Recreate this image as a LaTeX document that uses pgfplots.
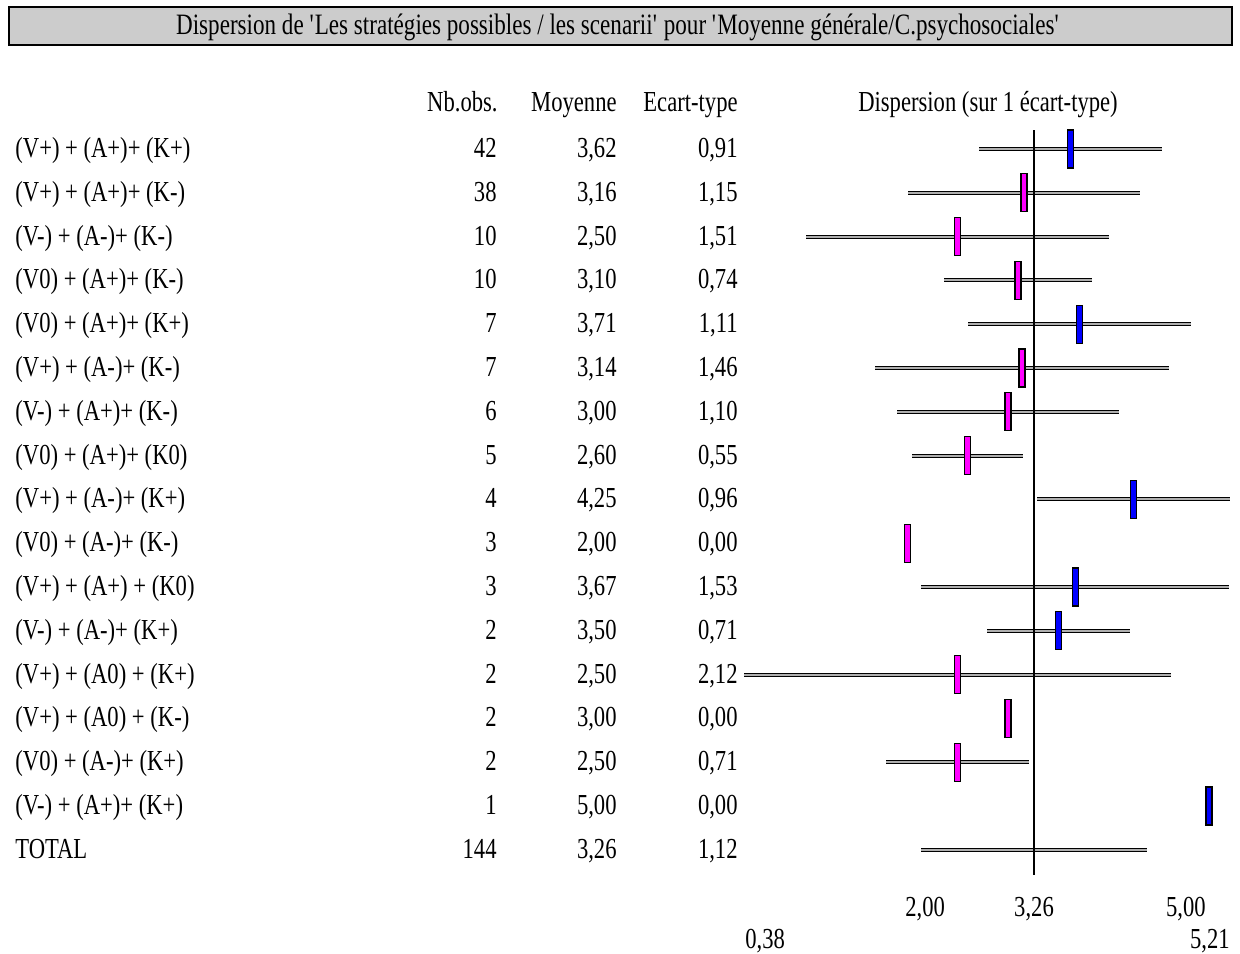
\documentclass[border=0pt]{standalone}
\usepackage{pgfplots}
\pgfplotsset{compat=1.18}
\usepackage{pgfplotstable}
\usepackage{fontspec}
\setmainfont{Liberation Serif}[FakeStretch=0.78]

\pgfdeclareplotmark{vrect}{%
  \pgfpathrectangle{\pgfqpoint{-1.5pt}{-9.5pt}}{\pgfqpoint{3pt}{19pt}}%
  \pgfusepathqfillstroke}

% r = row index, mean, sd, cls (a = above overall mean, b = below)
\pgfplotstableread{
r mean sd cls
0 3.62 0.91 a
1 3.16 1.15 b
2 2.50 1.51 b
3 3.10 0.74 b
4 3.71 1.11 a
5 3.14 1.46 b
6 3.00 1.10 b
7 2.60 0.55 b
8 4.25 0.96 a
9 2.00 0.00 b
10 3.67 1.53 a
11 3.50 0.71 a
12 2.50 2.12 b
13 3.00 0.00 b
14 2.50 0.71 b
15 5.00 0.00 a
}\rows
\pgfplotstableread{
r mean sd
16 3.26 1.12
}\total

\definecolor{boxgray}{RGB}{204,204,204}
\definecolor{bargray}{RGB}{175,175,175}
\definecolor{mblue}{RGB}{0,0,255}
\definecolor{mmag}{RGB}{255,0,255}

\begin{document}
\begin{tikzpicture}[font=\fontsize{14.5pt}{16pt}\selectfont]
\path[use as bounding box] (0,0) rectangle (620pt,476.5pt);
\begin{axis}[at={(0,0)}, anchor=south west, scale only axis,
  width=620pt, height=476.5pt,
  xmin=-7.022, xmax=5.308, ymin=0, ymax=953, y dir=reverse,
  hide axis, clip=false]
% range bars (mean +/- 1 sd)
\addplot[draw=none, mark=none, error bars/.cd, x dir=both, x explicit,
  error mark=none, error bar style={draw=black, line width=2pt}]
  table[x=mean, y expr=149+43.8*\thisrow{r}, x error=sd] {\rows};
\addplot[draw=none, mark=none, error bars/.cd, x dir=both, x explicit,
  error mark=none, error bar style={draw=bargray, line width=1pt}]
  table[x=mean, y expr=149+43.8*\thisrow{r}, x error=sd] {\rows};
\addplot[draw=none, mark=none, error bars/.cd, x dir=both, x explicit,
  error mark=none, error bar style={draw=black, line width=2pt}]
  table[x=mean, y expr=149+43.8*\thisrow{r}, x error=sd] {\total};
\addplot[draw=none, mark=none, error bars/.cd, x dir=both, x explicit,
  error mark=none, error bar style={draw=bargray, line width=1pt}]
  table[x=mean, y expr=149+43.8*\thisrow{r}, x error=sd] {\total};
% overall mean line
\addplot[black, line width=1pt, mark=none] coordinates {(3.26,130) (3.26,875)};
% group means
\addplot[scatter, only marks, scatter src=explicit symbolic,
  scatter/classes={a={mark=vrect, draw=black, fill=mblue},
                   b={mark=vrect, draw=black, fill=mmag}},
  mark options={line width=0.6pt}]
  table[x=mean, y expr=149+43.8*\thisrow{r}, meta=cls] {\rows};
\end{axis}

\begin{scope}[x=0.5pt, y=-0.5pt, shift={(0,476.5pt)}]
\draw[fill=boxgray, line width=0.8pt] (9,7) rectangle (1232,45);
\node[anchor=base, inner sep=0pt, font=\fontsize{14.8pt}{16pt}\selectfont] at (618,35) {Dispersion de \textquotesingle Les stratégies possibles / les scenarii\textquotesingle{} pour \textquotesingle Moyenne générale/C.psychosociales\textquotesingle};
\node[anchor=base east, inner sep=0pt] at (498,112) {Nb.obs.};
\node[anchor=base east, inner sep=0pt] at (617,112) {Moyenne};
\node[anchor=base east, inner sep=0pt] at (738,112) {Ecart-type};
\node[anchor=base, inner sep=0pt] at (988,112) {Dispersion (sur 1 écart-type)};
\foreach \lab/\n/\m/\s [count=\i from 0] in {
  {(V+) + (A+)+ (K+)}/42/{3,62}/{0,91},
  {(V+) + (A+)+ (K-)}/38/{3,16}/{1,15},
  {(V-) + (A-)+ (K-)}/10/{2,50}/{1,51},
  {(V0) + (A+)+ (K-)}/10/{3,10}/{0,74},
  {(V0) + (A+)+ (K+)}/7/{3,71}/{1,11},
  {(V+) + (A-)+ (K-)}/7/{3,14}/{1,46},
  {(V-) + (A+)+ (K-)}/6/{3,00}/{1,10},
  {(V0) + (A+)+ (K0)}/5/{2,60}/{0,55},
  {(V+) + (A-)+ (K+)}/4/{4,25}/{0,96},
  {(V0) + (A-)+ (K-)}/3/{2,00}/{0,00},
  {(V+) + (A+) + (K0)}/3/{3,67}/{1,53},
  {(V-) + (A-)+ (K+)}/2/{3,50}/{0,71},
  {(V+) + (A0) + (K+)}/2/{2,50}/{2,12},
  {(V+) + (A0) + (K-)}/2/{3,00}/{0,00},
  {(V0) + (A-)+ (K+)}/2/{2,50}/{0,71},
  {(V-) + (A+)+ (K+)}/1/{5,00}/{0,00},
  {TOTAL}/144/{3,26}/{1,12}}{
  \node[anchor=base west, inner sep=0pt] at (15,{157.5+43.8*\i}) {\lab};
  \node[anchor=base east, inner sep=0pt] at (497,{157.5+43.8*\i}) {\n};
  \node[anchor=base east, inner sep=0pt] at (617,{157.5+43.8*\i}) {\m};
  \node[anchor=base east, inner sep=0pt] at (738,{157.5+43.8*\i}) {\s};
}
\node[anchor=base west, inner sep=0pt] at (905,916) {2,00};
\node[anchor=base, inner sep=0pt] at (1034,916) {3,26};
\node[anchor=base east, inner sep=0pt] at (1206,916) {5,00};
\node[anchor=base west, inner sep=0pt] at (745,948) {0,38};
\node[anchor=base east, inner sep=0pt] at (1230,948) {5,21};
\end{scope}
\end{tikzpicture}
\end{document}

• [Instructions for the task]:
All the lines above are to be given again exactly as they read, with the pictures removed.

• [Worked solution]:
Recreate this image as a LaTeX document that uses pgfplots.
\documentclass[border=0pt]{standalone}
\usepackage{pgfplots}
\pgfplotsset{compat=1.18}
\usepackage{pgfplotstable}
\usepackage{fontspec}
\setmainfont{Liberation Serif}[FakeStretch=0.78]

\pgfdeclareplotmark{vrect}{%
  \pgfpathrectangle{\pgfqpoint{-1.5pt}{-9.5pt}}{\pgfqpoint{3pt}{19pt}}%
  \pgfusepathqfillstroke}

% r = row index, mean, sd, cls (a = above overall mean, b = below)
\pgfplotstableread{
r mean sd cls
0 3.62 0.91 a
1 3.16 1.15 b
2 2.50 1.51 b
3 3.10 0.74 b
4 3.71 1.11 a
5 3.14 1.46 b
6 3.00 1.10 b
7 2.60 0.55 b
8 4.25 0.96 a
9 2.00 0.00 b
10 3.67 1.53 a
11 3.50 0.71 a
12 2.50 2.12 b
13 3.00 0.00 b
14 2.50 0.71 b
15 5.00 0.00 a
}\rows
\pgfplotstableread{
r mean sd
16 3.26 1.12
}\total

\definecolor{boxgray}{RGB}{204,204,204}
\definecolor{bargray}{RGB}{175,175,175}
\definecolor{mblue}{RGB}{0,0,255}
\definecolor{mmag}{RGB}{255,0,255}

\begin{document}
\begin{tikzpicture}[font=\fontsize{14.5pt}{16pt}\selectfont]
\path[use as bounding box] (0,0) rectangle (620pt,476.5pt);
\begin{axis}[at={(0,0)}, anchor=south west, scale only axis,
  width=620pt, height=476.5pt,
  xmin=-7.022, xmax=5.308, ymin=0, ymax=953, y dir=reverse,
  hide axis, clip=false]
% range bars (mean +/- 1 sd)
\addplot[draw=none, mark=none, error bars/.cd, x dir=both, x explicit,
  error mark=none, error bar style={draw=black, line width=2pt}]
  table[x=mean, y expr=149+43.8*\thisrow{r}, x error=sd] {\rows};
\addplot[draw=none, mark=none, error bars/.cd, x dir=both, x explicit,
  error mark=none, error bar style={draw=bargray, line width=1pt}]
  table[x=mean, y expr=149+43.8*\thisrow{r}, x error=sd] {\rows};
\addplot[draw=none, mark=none, error bars/.cd, x dir=both, x explicit,
  error mark=none, error bar style={draw=black, line width=2pt}]
  table[x=mean, y expr=149+43.8*\thisrow{r}, x error=sd] {\total};
\addplot[draw=none, mark=none, error bars/.cd, x dir=both, x explicit,
  error mark=none, error bar style={draw=bargray, line width=1pt}]
  table[x=mean, y expr=149+43.8*\thisrow{r}, x error=sd] {\total};
% overall mean line
\addplot[black, line width=1pt, mark=none] coordinates {(3.26,130) (3.26,875)};
% group means
\addplot[scatter, only marks, scatter src=explicit symbolic,
  scatter/classes={a={mark=vrect, draw=black, fill=mblue},
                   b={mark=vrect, draw=black, fill=mmag}},
  mark options={line width=0.6pt}]
  table[x=mean, y expr=149+43.8*\thisrow{r}, meta=cls] {\rows};
\end{axis}

\begin{scope}[x=0.5pt, y=-0.5pt, shift={(0,476.5pt)}]
\draw[fill=boxgray, line width=0.8pt] (9,7) rectangle (1232,45);
\node[anchor=base, inner sep=0pt, font=\fontsize{14.8pt}{16pt}\selectfont] at (618,35) {Dispersion de \textquotesingle Les stratégies possibles / les scenarii\textquotesingle{} pour \textquotesingle Moyenne générale/C.psychosociales\textquotesingle};
\node[anchor=base east, inner sep=0pt] at (498,112) {Nb.obs.};
\node[anchor=base east, inner sep=0pt] at (617,112) {Moyenne};
\node[anchor=base east, inner sep=0pt] at (738,112) {Ecart-type};
\node[anchor=base, inner sep=0pt] at (988,112) {Dispersion (sur 1 écart-type)};
\foreach \lab/\n/\m/\s [count=\i from 0] in {
  {(V+) + (A+)+ (K+)}/42/{3,62}/{0,91},
  {(V+) + (A+)+ (K-)}/38/{3,16}/{1,15},
  {(V-) + (A-)+ (K-)}/10/{2,50}/{1,51},
  {(V0) + (A+)+ (K-)}/10/{3,10}/{0,74},
  {(V0) + (A+)+ (K+)}/7/{3,71}/{1,11},
  {(V+) + (A-)+ (K-)}/7/{3,14}/{1,46},
  {(V-) + (A+)+ (K-)}/6/{3,00}/{1,10},
  {(V0) + (A+)+ (K0)}/5/{2,60}/{0,55},
  {(V+) + (A-)+ (K+)}/4/{4,25}/{0,96},
  {(V0) + (A-)+ (K-)}/3/{2,00}/{0,00},
  {(V+) + (A+) + (K0)}/3/{3,67}/{1,53},
  {(V-) + (A-)+ (K+)}/2/{3,50}/{0,71},
  {(V+) + (A0) + (K+)}/2/{2,50}/{2,12},
  {(V+) + (A0) + (K-)}/2/{3,00}/{0,00},
  {(V0) + (A-)+ (K+)}/2/{2,50}/{0,71},
  {(V-) + (A+)+ (K+)}/1/{5,00}/{0,00},
  {TOTAL}/144/{3,26}/{1,12}}{
  \node[anchor=base west, inner sep=0pt] at (15,{157.5+43.8*\i}) {\lab};
  \node[anchor=base east, inner sep=0pt] at (497,{157.5+43.8*\i}) {\n};
  \node[anchor=base east, inner sep=0pt] at (617,{157.5+43.8*\i}) {\m};
  \node[anchor=base east, inner sep=0pt] at (738,{157.5+43.8*\i}) {\s};
}
\node[anchor=base west, inner sep=0pt] at (905,916) {2,00};
\node[anchor=base, inner sep=0pt] at (1034,916) {3,26};
\node[anchor=base east, inner sep=0pt] at (1206,916) {5,00};
\node[anchor=base west, inner sep=0pt] at (745,948) {0,38};
\node[anchor=base east, inner sep=0pt] at (1230,948) {5,21};
\end{scope}
\end{tikzpicture}
\end{document}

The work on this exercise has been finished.